#### [Supplied material]
— Start —
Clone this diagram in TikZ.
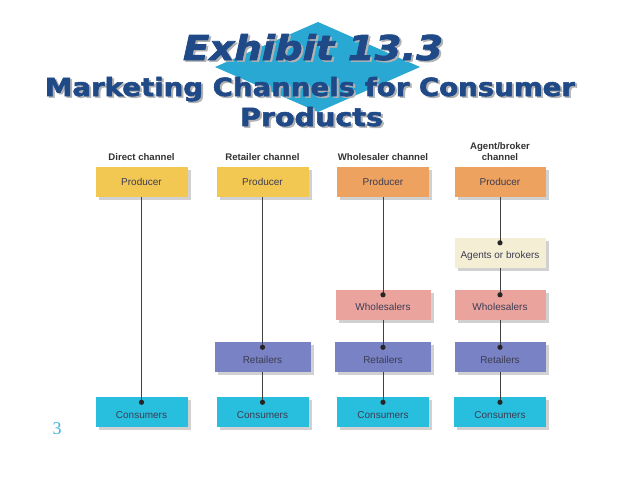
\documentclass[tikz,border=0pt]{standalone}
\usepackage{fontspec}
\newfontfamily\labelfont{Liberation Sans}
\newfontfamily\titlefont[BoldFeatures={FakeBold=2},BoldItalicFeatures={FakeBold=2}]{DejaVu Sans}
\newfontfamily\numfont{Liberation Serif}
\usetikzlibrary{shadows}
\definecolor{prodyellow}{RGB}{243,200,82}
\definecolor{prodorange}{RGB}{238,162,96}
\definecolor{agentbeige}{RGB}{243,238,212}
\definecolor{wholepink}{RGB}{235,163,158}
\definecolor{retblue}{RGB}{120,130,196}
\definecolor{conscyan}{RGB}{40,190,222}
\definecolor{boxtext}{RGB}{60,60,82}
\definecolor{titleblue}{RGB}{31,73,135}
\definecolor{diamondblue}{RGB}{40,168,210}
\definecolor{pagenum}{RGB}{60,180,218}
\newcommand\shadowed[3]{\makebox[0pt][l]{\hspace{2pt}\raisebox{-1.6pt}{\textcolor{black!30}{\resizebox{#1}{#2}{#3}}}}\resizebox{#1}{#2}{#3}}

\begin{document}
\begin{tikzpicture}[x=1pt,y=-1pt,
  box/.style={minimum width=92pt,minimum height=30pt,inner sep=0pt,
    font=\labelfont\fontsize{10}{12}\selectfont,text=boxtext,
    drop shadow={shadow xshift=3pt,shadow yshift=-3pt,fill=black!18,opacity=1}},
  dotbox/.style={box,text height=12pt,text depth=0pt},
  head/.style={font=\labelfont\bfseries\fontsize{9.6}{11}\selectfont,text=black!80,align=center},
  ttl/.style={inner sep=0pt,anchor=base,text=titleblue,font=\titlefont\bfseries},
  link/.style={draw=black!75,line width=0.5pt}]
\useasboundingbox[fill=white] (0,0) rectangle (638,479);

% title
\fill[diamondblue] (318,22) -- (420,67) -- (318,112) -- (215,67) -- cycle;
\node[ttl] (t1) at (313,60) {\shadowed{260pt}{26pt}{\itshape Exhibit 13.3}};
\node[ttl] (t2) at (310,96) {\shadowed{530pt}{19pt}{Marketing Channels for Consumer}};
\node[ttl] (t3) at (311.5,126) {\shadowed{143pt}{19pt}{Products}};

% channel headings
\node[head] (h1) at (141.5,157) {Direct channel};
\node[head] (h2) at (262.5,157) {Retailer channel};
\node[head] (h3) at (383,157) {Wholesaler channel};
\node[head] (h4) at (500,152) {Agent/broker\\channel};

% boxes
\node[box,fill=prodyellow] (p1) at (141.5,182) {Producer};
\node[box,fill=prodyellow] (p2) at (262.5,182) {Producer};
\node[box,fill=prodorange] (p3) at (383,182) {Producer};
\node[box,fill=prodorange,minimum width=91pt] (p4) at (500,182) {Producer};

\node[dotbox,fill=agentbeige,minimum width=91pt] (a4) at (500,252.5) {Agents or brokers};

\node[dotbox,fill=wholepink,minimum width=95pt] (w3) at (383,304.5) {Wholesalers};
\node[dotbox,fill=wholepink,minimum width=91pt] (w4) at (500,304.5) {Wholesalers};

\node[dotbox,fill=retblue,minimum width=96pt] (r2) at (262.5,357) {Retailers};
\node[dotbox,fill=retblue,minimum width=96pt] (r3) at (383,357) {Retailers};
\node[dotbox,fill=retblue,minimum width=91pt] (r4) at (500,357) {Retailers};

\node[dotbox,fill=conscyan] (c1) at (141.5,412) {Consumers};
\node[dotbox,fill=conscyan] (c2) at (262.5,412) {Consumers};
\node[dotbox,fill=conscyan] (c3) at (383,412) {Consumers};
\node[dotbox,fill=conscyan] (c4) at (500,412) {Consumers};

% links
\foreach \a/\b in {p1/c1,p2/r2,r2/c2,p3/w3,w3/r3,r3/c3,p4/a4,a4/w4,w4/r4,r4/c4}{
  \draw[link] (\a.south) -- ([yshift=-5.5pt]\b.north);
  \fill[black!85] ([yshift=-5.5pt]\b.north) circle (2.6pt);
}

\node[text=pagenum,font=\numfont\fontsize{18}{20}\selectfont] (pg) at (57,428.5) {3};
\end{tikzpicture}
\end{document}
— End —
#### [What is expected]
Begin at the first line of the material and copy each line exactly through the one containing "(t3) at (311.5,126)". Omit pictures.

#### [Solution to the exercise]
Clone this diagram in TikZ.
\documentclass[tikz,border=0pt]{standalone}
\usepackage{fontspec}
\newfontfamily\labelfont{Liberation Sans}
\newfontfamily\titlefont[BoldFeatures={FakeBold=2},BoldItalicFeatures={FakeBold=2}]{DejaVu Sans}
\newfontfamily\numfont{Liberation Serif}
\usetikzlibrary{shadows}
\definecolor{prodyellow}{RGB}{243,200,82}
\definecolor{prodorange}{RGB}{238,162,96}
\definecolor{agentbeige}{RGB}{243,238,212}
\definecolor{wholepink}{RGB}{235,163,158}
\definecolor{retblue}{RGB}{120,130,196}
\definecolor{conscyan}{RGB}{40,190,222}
\definecolor{boxtext}{RGB}{60,60,82}
\definecolor{titleblue}{RGB}{31,73,135}
\definecolor{diamondblue}{RGB}{40,168,210}
\definecolor{pagenum}{RGB}{60,180,218}
\newcommand\shadowed[3]{\makebox[0pt][l]{\hspace{2pt}\raisebox{-1.6pt}{\textcolor{black!30}{\resizebox{#1}{#2}{#3}}}}\resizebox{#1}{#2}{#3}}

\begin{document}
\begin{tikzpicture}[x=1pt,y=-1pt,
  box/.style={minimum width=92pt,minimum height=30pt,inner sep=0pt,
    font=\labelfont\fontsize{10}{12}\selectfont,text=boxtext,
    drop shadow={shadow xshift=3pt,shadow yshift=-3pt,fill=black!18,opacity=1}},
  dotbox/.style={box,text height=12pt,text depth=0pt},
  head/.style={font=\labelfont\bfseries\fontsize{9.6}{11}\selectfont,text=black!80,align=center},
  ttl/.style={inner sep=0pt,anchor=base,text=titleblue,font=\titlefont\bfseries},
  link/.style={draw=black!75,line width=0.5pt}]
\useasboundingbox[fill=white] (0,0) rectangle (638,479);

% title
\fill[diamondblue] (318,22) -- (420,67) -- (318,112) -- (215,67) -- cycle;
\node[ttl] (t1) at (313,60) {\shadowed{260pt}{26pt}{\itshape Exhibit 13.3}};
\node[ttl] (t2) at (310,96) {\shadowed{530pt}{19pt}{Marketing Channels for Consumer}};
\node[ttl] (t3) at (311.5,126) {\shadowed{143pt}{19pt}{Products}};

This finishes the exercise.